The NRC takes the position that the original 40-year licences imposed on nuclear plants in the 60s and 70s had more to do with economic and antitrust factors than limitations of the nuclear technologies themselves. Plant operators also argue that regular refurbishment, repair and upgrade programmes over the life of nuclear power stations means that it is unfair to judge these cases based on their original specifications, as much of the equipment housed inside is
It is certainly true that the higher risk presented by ageing nuclear facilities requires a more aggressive risk management programme from operators, and it remains to be seen whether the NRC and other nuclear regulators can be persuaded by utilities that safe operations beyond 60 years is achievable.
In any case, the outlook for many plants in the US and elsewhere is more likely to be decided by financial circumstances than technical issues.
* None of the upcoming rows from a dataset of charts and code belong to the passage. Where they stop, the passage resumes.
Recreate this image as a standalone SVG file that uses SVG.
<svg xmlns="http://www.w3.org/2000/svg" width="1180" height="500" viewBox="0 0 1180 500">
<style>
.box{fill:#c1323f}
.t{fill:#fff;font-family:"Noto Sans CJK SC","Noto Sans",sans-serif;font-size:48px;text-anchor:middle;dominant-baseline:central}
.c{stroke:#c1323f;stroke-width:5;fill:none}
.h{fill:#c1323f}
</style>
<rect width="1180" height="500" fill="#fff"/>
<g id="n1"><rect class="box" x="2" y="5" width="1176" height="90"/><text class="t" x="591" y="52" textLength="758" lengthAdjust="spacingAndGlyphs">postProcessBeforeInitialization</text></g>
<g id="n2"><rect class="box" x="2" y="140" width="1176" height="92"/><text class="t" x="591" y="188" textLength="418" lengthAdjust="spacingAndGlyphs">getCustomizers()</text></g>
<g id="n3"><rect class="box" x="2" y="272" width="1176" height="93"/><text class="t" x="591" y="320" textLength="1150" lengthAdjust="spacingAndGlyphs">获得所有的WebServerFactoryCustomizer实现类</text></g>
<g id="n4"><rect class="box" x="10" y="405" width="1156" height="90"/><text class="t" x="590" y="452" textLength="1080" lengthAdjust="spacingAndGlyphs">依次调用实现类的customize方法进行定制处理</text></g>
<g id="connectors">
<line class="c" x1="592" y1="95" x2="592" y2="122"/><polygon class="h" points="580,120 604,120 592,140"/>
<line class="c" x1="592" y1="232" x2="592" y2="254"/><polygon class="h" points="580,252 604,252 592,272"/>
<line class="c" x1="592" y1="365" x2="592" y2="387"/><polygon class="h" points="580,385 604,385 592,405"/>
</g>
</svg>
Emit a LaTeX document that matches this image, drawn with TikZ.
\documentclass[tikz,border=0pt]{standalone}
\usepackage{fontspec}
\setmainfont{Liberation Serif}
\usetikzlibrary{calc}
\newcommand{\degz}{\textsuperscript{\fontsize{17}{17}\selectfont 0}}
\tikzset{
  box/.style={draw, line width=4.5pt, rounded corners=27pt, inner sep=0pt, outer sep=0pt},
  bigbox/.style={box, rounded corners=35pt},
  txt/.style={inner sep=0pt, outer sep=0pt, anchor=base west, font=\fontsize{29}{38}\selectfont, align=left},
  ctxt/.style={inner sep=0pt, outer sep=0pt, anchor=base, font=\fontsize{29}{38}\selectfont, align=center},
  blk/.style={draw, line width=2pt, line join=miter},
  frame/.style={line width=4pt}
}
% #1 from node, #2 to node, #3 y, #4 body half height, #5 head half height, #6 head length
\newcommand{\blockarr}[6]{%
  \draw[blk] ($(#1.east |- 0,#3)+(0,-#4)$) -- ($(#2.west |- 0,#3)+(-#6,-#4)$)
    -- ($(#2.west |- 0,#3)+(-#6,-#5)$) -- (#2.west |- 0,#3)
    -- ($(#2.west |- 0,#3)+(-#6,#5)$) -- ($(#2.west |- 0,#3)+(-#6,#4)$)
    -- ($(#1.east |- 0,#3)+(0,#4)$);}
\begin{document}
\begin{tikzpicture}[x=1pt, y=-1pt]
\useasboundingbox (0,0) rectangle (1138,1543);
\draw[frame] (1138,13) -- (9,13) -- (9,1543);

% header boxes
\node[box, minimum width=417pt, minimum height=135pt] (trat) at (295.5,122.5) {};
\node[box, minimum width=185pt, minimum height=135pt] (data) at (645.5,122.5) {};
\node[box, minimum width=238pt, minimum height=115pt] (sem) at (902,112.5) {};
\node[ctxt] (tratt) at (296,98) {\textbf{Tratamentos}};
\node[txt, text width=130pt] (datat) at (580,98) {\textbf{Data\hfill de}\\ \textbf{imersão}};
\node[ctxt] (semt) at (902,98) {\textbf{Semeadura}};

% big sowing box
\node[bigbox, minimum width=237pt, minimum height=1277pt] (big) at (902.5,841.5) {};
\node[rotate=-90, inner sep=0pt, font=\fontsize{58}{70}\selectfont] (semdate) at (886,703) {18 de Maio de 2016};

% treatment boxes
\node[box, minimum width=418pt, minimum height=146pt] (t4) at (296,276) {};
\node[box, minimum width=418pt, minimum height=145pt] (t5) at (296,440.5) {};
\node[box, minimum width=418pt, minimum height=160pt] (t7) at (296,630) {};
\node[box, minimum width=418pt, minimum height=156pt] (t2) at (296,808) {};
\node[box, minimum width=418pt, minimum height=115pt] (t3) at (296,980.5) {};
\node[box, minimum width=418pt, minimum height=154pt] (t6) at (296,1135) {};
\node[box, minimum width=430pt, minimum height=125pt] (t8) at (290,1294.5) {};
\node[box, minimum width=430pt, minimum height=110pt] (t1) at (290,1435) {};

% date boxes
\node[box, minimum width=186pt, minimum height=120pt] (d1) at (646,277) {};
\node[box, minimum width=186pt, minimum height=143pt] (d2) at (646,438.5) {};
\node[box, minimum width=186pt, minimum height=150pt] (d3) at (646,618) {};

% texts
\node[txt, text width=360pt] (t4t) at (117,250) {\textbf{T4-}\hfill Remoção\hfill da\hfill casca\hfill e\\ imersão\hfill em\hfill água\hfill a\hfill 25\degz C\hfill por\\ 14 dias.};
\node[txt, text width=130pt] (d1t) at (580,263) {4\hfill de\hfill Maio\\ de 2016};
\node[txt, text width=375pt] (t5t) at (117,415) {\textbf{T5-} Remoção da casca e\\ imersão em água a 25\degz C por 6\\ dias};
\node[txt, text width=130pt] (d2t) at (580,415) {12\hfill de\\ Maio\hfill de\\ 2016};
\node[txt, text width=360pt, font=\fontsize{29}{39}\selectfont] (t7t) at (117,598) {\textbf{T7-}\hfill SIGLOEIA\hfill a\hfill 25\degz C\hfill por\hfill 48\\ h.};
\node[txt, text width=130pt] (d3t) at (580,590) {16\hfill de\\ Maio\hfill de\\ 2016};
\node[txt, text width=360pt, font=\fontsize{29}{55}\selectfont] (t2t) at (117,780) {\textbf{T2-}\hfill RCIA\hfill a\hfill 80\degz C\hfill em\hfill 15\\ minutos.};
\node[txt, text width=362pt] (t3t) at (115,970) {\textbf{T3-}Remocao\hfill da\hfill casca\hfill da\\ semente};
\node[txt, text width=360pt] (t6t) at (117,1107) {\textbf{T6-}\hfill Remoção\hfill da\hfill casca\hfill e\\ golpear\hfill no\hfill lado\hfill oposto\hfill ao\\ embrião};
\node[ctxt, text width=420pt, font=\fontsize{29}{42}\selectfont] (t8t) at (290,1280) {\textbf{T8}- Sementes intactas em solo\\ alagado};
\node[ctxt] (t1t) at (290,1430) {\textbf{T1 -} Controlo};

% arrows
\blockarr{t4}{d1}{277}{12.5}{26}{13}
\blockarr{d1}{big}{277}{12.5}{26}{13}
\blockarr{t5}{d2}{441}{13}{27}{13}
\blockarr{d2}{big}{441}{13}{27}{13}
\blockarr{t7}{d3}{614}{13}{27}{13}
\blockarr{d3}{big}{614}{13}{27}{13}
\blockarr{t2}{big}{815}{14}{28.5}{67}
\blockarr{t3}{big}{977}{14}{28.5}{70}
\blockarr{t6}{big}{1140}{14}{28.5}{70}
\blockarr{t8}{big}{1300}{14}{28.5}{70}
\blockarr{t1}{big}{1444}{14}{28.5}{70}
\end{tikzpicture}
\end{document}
Bolstered risk management programmes and more proactive maintenance cycles will add operating costs as plants age, and a glut of cheap gas is already seeing many nuclear facilities struggle or shut down. The broad consensus today is that nuclear needs to be a significant component of the global energy mix if the world is going to meet its decarbonisation targets in the coming decades. It is not yet clear whether 80-year-old plants are a safe and acceptable alternative to the much more costly and time-consuming process of building new ones from scratch.